Sample PGN output (one miniature from a match)
Example of the kind of record cutechess-cli writes; short game from a Ruy Lopez start.
Practical tips
- Fix engine options (Hash, Threads, Syzygy paths, etc.) for both sides to ensure fairness.
- Use a diverse opening suite and -repeat to play each position with colors reversed, minimizing opening and color bias.
- Set timemargin appropriately; too small a margin can cause avoidable time losses, too large wastes time.
- For reproducibility, pin CPU affinity or keep the machine load stable; parallel games can contend for resources.
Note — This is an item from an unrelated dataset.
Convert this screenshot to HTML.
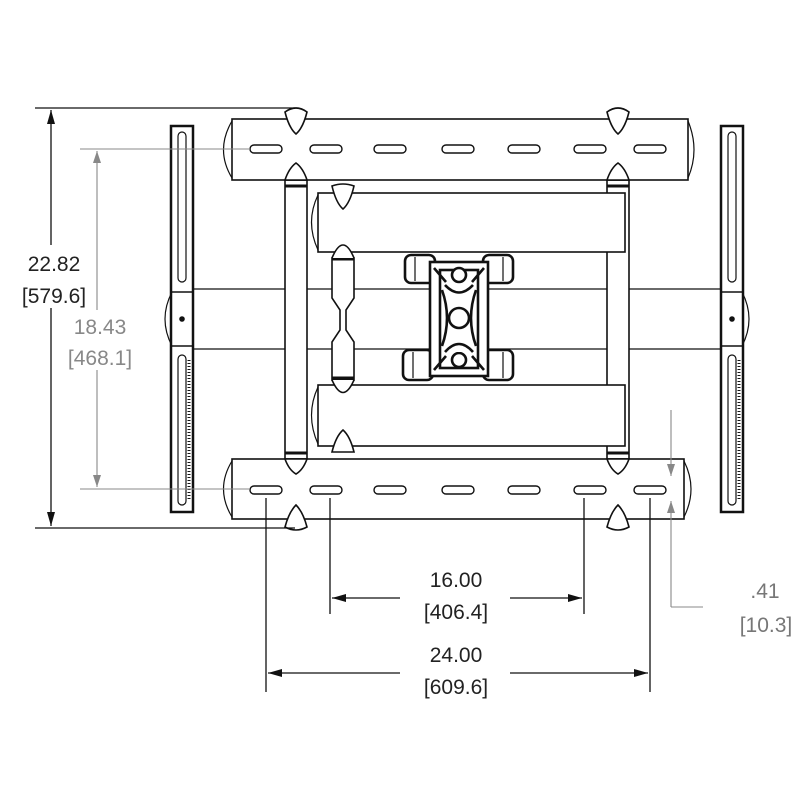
<!DOCTYPE html>
<html><head><meta charset="utf-8"><style>
html,body{margin:0;padding:0;background:#fff;}
svg{display:block;}
text{font-family:"Liberation Sans",sans-serif;font-size:21px;}
</style></head><body>
<svg width="800" height="800" viewBox="0 0 800 800" xmlns="http://www.w3.org/2000/svg">
<defs>
<marker id="ab" markerWidth="14" markerHeight="8" refX="14" refY="4" orient="auto" markerUnits="userSpaceOnUse"><path d="M0,0 L14,4 L0,8 z" fill="#111"/></marker>
<marker id="ag" markerWidth="12" markerHeight="8" refX="12" refY="4" orient="auto" markerUnits="userSpaceOnUse"><path d="M0,0 L12,4 L0,8 z" fill="#888"/></marker>
</defs>
<g fill="none" stroke="#111" stroke-width="1.6">
<line x1="185" y1="289" x2="735" y2="289" stroke-width="1.2"/>
<line x1="185" y1="349" x2="735" y2="349" stroke-width="1.2"/>
<path d="M172,292 Q158,319 172,346" stroke-width="1.2"/>
<path d="M742,292 Q756,319 742,346" stroke-width="1.2"/>
<rect x="285" y="180" width="22" height="279" fill="#fff"/>
<rect x="607" y="180" width="22" height="279" fill="#fff"/>
<line x1="285" y1="186" x2="307" y2="186" stroke-width="3"/>
<line x1="607" y1="186" x2="629" y2="186" stroke-width="3"/>
<line x1="285" y1="453" x2="307" y2="453" stroke-width="3"/>
<line x1="607" y1="453" x2="629" y2="453" stroke-width="3"/>
<rect x="318" y="193" width="307" height="59" fill="#fff"/>
<path d="M318,195 Q305,222 318,250" stroke-width="1.2"/>
<rect x="318" y="385" width="307" height="61" fill="#fff"/>
<path d="M318,387 Q305,415 318,444" stroke-width="1.2"/>
<path d="M332,258 L354,258 L354,298 L346,310 L346,330 L354,342 L354,380 L332,380 L332,342 L340,330 L340,310 L332,298 Z" fill="#fff"/>
<line x1="332" y1="259" x2="354" y2="259" stroke-width="3"/>
<line x1="332" y1="378" x2="354" y2="378" stroke-width="3"/>
<path d="M332,258 Q343,232 354,258" fill="#fff"/>
<path d="M332,380 Q343,405 354,380" fill="#fff"/>
<path d="M332,186 Q343,182 354,186 Q350,203 343,209 Q336,203 332,186Z" fill="#fff"/>
<path d="M332,452 Q336,436 343,430 Q350,436 354,452Z" fill="#fff"/>
<rect x="232" y="119" width="456" height="61" fill="#fff"/>
<path d="M232,121 Q215,150 232,178" stroke-width="1.2"/>
<path d="M688,121 Q700,150 688,178" stroke-width="1.2"/>
<rect x="232" y="459" width="452" height="60" fill="#fff"/>
<path d="M232,461 Q215,489 232,517" stroke-width="1.2"/>
<path d="M684,461 Q698,489 684,517" stroke-width="1.2"/>
<g fill="#fff">
<path d="M285,112 Q296,104 307,112 Q303,128 296,134 Q289,128 285,112Z"/>
<path d="M607,112 Q618,104 629,112 Q625,128 618,134 Q611,128 607,112Z"/>
<path d="M285,180 Q289,168 296,163 Q303,168 307,180Z"/>
<path d="M607,180 Q611,168 618,163 Q625,168 629,180Z"/>
<path d="M285,459 Q289,470 296,474 Q303,470 307,459Z"/>
<path d="M607,459 Q611,470 618,474 Q625,470 629,459Z"/>
<path d="M285,527 Q289,512 296,505 Q303,512 307,527 Q296,533 285,527Z"/>
<path d="M607,527 Q611,512 618,505 Q625,512 629,527 Q618,533 607,527Z"/>
</g>
<g stroke-width="1.4">
<rect x="250" y="145" width="32" height="8" rx="4"/><rect x="310" y="145" width="32" height="8" rx="4"/>
<rect x="374" y="145" width="32" height="8" rx="4"/><rect x="442" y="145" width="32" height="8" rx="4"/>
<rect x="508" y="145" width="32" height="8" rx="4"/><rect x="574" y="145" width="32" height="8" rx="4"/>
<rect x="634" y="145" width="32" height="8" rx="4"/>
<rect x="250" y="486" width="32" height="8" rx="4"/><rect x="310" y="486" width="32" height="8" rx="4"/>
<rect x="374" y="486" width="32" height="8" rx="4"/><rect x="442" y="486" width="32" height="8" rx="4"/>
<rect x="508" y="486" width="32" height="8" rx="4"/><rect x="574" y="486" width="32" height="8" rx="4"/>
<rect x="634" y="486" width="32" height="8" rx="4"/>
</g>
<rect x="171" y="126" width="22" height="386" fill="#fff" stroke-width="2.5"/>
<rect x="178" y="132" width="8" height="150" rx="4" stroke-width="1.2"/>
<rect x="178" y="355" width="8" height="150" rx="4" stroke-width="1.2"/>
<line x1="171" y1="292" x2="193" y2="292"/><line x1="171" y1="346" x2="193" y2="346"/>
<circle cx="182" cy="319" r="2" fill="#111"/>
<rect x="721" y="126" width="22" height="386" fill="#fff" stroke-width="2.5"/>
<rect x="728" y="132" width="8" height="150" rx="4" stroke-width="1.2"/>
<rect x="728" y="355" width="8" height="150" rx="4" stroke-width="1.2"/>
<line x1="721" y1="292" x2="743" y2="292"/><line x1="721" y1="346" x2="743" y2="346"/>
<circle cx="732" cy="319" r="2" fill="#111"/>
<line x1="189" y1="360" x2="189" y2="500" stroke-dasharray="1 2" stroke-width="3"/>
<line x1="739" y1="360" x2="739" y2="500" stroke-dasharray="1 2" stroke-width="3"/>
<g stroke-width="2.6" fill="#fff">
<rect x="405" y="255" width="30" height="28" rx="6"/>
<rect x="483" y="255" width="30" height="28" rx="6"/>
<rect x="403" y="350" width="30" height="30" rx="6"/>
<rect x="483" y="350" width="30" height="30" rx="6"/>
<line x1="415" y1="257" x2="415" y2="281" stroke-width="1.2"/>
<line x1="503" y1="257" x2="503" y2="281" stroke-width="1.2"/>
<line x1="413" y1="352" x2="413" y2="378" stroke-width="1.2"/>
<line x1="503" y1="352" x2="503" y2="378" stroke-width="1.2"/>
<rect x="430" y="262" width="58" height="114"/>
<rect x="440" y="270" width="38" height="98"/>
<circle cx="459" cy="318" r="10"/>
<circle cx="459" cy="275" r="7"/>
<circle cx="459" cy="360" r="7"/>
<path d="M445,285 Q459,300 473,285 M445,352 Q459,336 473,352 M442,290 Q452,318 442,346 M476,290 Q466,318 476,346"/>
<path d="M434,268 L446,282 M484,268 L472,282 M434,370 L446,356 M484,370 L472,356"/>
</g>
</g>
<g stroke="#111" stroke-width="1.3" fill="none">
<line x1="35" y1="108" x2="295" y2="108"/>
<line x1="35" y1="528" x2="295" y2="528"/>
<line x1="51" y1="245" x2="51" y2="110" marker-end="url(#ab)"/>
<line x1="51" y1="308" x2="51" y2="526" marker-end="url(#ab)"/>
<line x1="330" y1="498" x2="330" y2="614"/>
<line x1="584" y1="498" x2="584" y2="614"/>
<line x1="400" y1="598" x2="332" y2="598" marker-end="url(#ab)"/>
<line x1="510" y1="598" x2="582" y2="598" marker-end="url(#ab)"/>
<line x1="266" y1="498" x2="266" y2="692"/>
<line x1="650" y1="498" x2="650" y2="692"/>
<line x1="400" y1="673" x2="268" y2="673" marker-end="url(#ab)"/>
<line x1="510" y1="673" x2="648" y2="673" marker-end="url(#ab)"/>
</g>
<g stroke="#888" stroke-width="1.1" fill="none">
<line x1="80" y1="149" x2="250" y2="149"/>
<line x1="80" y1="489" x2="250" y2="489"/>
<line x1="97" y1="310" x2="97" y2="151" marker-end="url(#ag)"/>
<line x1="97" y1="370" x2="97" y2="487" marker-end="url(#ag)"/>
<line x1="671" y1="410" x2="671" y2="476" marker-end="url(#ag)"/>
<line x1="671" y1="607" x2="671" y2="501" marker-end="url(#ag)"/>
<line x1="671" y1="607" x2="703" y2="607"/>
</g>
<g text-anchor="middle">
<text x="54" y="271" fill="#222">22.82</text>
<text x="54" y="303" fill="#222">[579.6]</text>
<text x="100" y="334" fill="#888">18.43</text>
<text x="100" y="365" fill="#888">[468.1]</text>
<text x="456" y="587" fill="#222">16.00</text>
<text x="456" y="619" fill="#222">[406.4]</text>
<text x="456" y="662" fill="#222">24.00</text>
<text x="456" y="694" fill="#222">[609.6]</text>
<text x="765" y="598" fill="#777">.41</text>
<text x="766" y="632" fill="#777">[10.3]</text>
</g>
</svg>
</body></html>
- When tuning parameters with SPRT, choose realistic elo0/elo1 bounds; wider bounds decide faster but risk missing tiny improvements.
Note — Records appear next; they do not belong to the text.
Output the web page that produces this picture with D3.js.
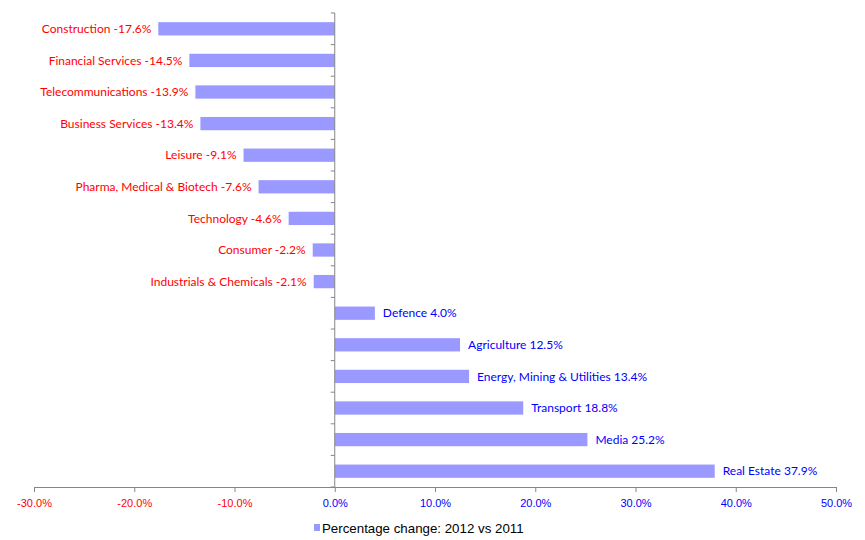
<!DOCTYPE html>
<html lang="en">
    <head>
        <meta charset="utf-8">
        <title>Percentage change 2012 vs 2011</title>
        <script type="text/javascript" src="https://cdn.jsdelivr.net/npm/d3@7"></script>
        <style>
            body { margin: 0; background: #fff; }
        </style>
    </head>
    <body>
        <script type="text/javascript">

        var sectors = ["Construction", "Financial Services", "Telecommunications", "Business Services",
                       "Leisure", "Pharma, Medical & Biotech", "Technology", "Consumer",
                       "Industrials & Chemicals", "Defence", "Agriculture", "Energy, Mining & Utilities",
                       "Transport", "Media", "Real Estate"];
        var changes = [-17.6, -14.5, -13.9, -13.4, -9.1, -7.6, -4.6, -2.2, -2.1,
                       4.0, 12.5, 13.4, 18.8, 25.2, 37.9];
        var xTicks = [-30, -20, -10, 0, 10, 20, 30, 40, 50];
        var seriesName = "Percentage change: 2012 vs 2011";

        var w = 865;
        var h = 540;
        var barColor = "#9999ff";
        var axisColor = "#868686";

        var svg = d3.select("body")
            .append("svg")
            .attr("width", w)
            .attr("height", h);

        var x = d3.scaleLinear()
            .domain([-30, 50])
            .range([34, 836]);

        var y = d3.scaleBand()
            .domain(sectors)
            .range([13, 487])
            .paddingInner(0.58)
            .paddingOuter(0.29);

        var data = sectors.map(function(s, i) { return [s, changes[i]]; });

        // bars
        svg.selectAll("rect.bar")
           .data(data)
           .enter()
           .append("rect")
           .attr("class", "bar")
           .attr("x", function(d) { return x(Math.min(0, d[1])); })
           .attr("y", function(d) { return y(d[0]); })
           .attr("width", function(d) { return Math.abs(x(d[1]) - x(0)); })
           .attr("height", y.bandwidth())
           .attr("fill", barColor);

        // bar labels
        svg.selectAll("text.lbl")
           .data(data)
           .enter()
           .append("text")
           .attr("class", "lbl")
           .text(function(d) { return d[0] + " " + d[1].toFixed(1) + "%"; })
           .attr("x", function(d) { return d[1] < 0 ? x(d[1]) - 7 : x(d[1]) + 8; })
           .attr("y", function(d) { return y(d[0]) + y.bandwidth() / 2; })
           .attr("dy", "0.35em")
           .attr("text-anchor", function(d) { return d[1] < 0 ? "end" : "start"; })
           .attr("font-family", "Lato, 'Open Sans', sans-serif")
           .attr("font-size", "12px")
           .attr("fill", function(d) { return d[1] < 0 ? "#ff0000" : "#0000ff"; });

        // x axis
        var xAxis = svg.append("g")
            .attr("transform", "translate(0,487)")
            .call(d3.axisBottom(x)
                .tickValues(xTicks)
                .tickSize(5)
                .tickPadding(7)
                .tickFormat(function(d) { return d.toFixed(1) + "%"; }));
        xAxis.select(".domain").attr("stroke", axisColor);
        xAxis.selectAll(".tick line").attr("stroke", axisColor);
        xAxis.selectAll(".tick text")
            .attr("font-family", "'Liberation Sans Narrow', 'Liberation Sans', sans-serif")
            .attr("font-size", "11px")
            .attr("fill", function(d) { return d < 0 ? "#ff0000" : "#0000ff"; });

        // y axis at zero with ticks at category boundaries
        var bounds = d3.range(sectors.length + 1).map(function(i) { return 13 + i * (474 / sectors.length); });
        var yAxis = svg.append("g");
        yAxis.append("line")
            .attr("x1", x(0)).attr("x2", x(0))
            .attr("y1", 13).attr("y2", 487)
            .attr("stroke", axisColor);
        yAxis.selectAll("line.yt")
            .data(bounds)
            .enter()
            .append("line")
            .attr("class", "yt")
            .attr("x1", x(0) - 4).attr("x2", x(0))
            .attr("y1", function(d) { return d; })
            .attr("y2", function(d) { return d; })
            .attr("stroke", axisColor);

        // legend
        var legend = svg.append("g").attr("transform", "translate(314,528)");
        legend.append("rect")
            .attr("x", 0).attr("y", -4)
            .attr("width", 6).attr("height", 7)
            .attr("fill", barColor);
        legend.append("text")
            .text(seriesName)
            .attr("x", 8)
            .attr("y", 0)
            .attr("dy", "0.35em")
            .attr("font-family", "'Liberation Sans Narrow', 'Liberation Sans', sans-serif")
            .attr("font-size", "13.3px")
            .attr("fill", "#000");
        </script>
    </body>
</html>
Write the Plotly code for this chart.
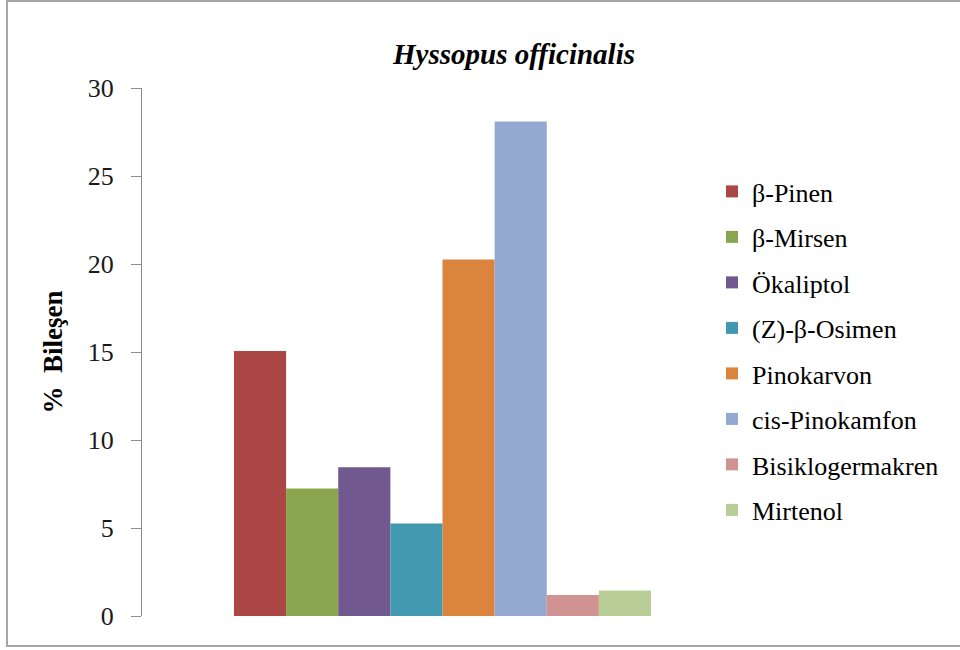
import plotly.graph_objects as go

# Essential-oil composition of Hyssopus officinalis (% of total)
compounds = ["β-Pinen", "β-Mirsen", "Ökaliptol", "(Z)-β-Osimen",
             "Pinokarvon", "cis-Pinokamfon", "Bisiklogermakren", "Mirtenol"]
percent = [15.05, 7.25, 8.45, 5.25, 20.25, 28.1, 1.2, 1.45]
colors = ["#AA4643", "#89A54E", "#71588F", "#4198AF",
          "#DB843D", "#93A9CF", "#D19392", "#B9CD96"]

y_ticks = [0, 5, 10, 15, 20, 25, 30]

SERIF = "Liberation Serif"

fig = go.Figure()
for name, val, col in zip(compounds, percent, colors):
    fig.add_trace(go.Bar(
        x=[0], y=[val], name=name, legendgroup=name,
        marker=dict(color=col, line=dict(width=0)),
    ))

# plot area in pixels: x 142..743, y 88..616
L, R, T, B = 142, 743, 88, 616
W, H = 960, 650
pw, ph = R - L, B - T

def px(x):
    return (x - L) / pw

def py(y):
    return (B - y) / ph

fig.update_layout(
    width=W, height=H,
    margin=dict(l=L, r=W - R, t=T, b=H - B, pad=0),
    paper_bgcolor="white", plot_bgcolor="white",
    barmode="group", bargap=0.306, bargroupgap=0,
    font=dict(family=SERIF, size=26, color="#000000"),
    title=dict(
        text="<b><i>Hyssopus officinalis</i></b>",
        font=dict(family=SERIF, size=29, color="#000000"),
        xref="paper", x=px(514), xanchor="center",
        yref="container", y=1 - 54 / H, yanchor="middle",
    ),
    xaxis=dict(
        range=[-0.5, 0.5], showticklabels=False, showline=False,
        showgrid=False, zeroline=False, ticks="",
    ),
    yaxis=dict(
        range=[0, 30], tickvals=y_ticks, ticktext=[str(v) for v in y_ticks],
        showgrid=False, zeroline=False,
        showline=True, linecolor="#8c8c8c", linewidth=1,
        ticks="outside", ticklen=10, tickcolor="#8c8c8c", tickwidth=1,
        ticklabelstandoff=12,
        tickfont=dict(family=SERIF, size=26, color="#1a1a1a"),
        title=dict(text="<b>%  Bileşen</b>", standoff=17,
                   font=dict(family=SERIF, size=27, color="#000000")),
    ),
    legend=dict(
        x=px(712), xanchor="left", y=py(168), yanchor="top",
        font=dict(family=SERIF, size=26, color="#000000"),
        tracegroupgap=8.7, bgcolor="rgba(0,0,0,0)",
    ),
    showlegend=True,
)

# outer chart frame
fig.add_shape(
    type="rect", xref="paper", yref="paper",
    x0=px(7), x1=px(980), y0=py(646), y1=py(1),
    line=dict(color="#a6a6a6", width=2), fillcolor="rgba(0,0,0,0)",
    layer="below",
)

fig.write_html("out.html")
- Depth/nodes tests remove time-management variance; time-control tests are closer to real play. Use both during development.
Common pitfalls
- Mismatched protocols (e.g., starting an XBoard engine as UCI) lead to immediate crashes or illegal moves.
- Uncontrolled randomness: if your engine has a random seed option, fix it during A/B testing to reduce noise.
- Skewed hardware: running engines with different thread counts or memory sizes invalidates Elo comparisons.
- Over-aggressive adjudication: too-early resign/draw thresholds can bias results; keep thresholds conservative unless you’ve validated them.
Interesting facts and anecdotes
- The “cli” stands for command-line interface, distinguishing it from the Cute Chess GUI aimed at human users.
- It is widely used by community testing frameworks for top engines; its robust scheduling and PGN output make large volunteer-driven testnets feasible.
- Cutechess-cli can also run chess variants when supported by both the engine and protocol (e.g., Chess960 via UCI_Chess960).
- By standardizing testing, cutechess-cli helped popularize statistically sound acceptance tests (like SPRT) in engine development, making “+3 Elo” claims meaningfully verifiable.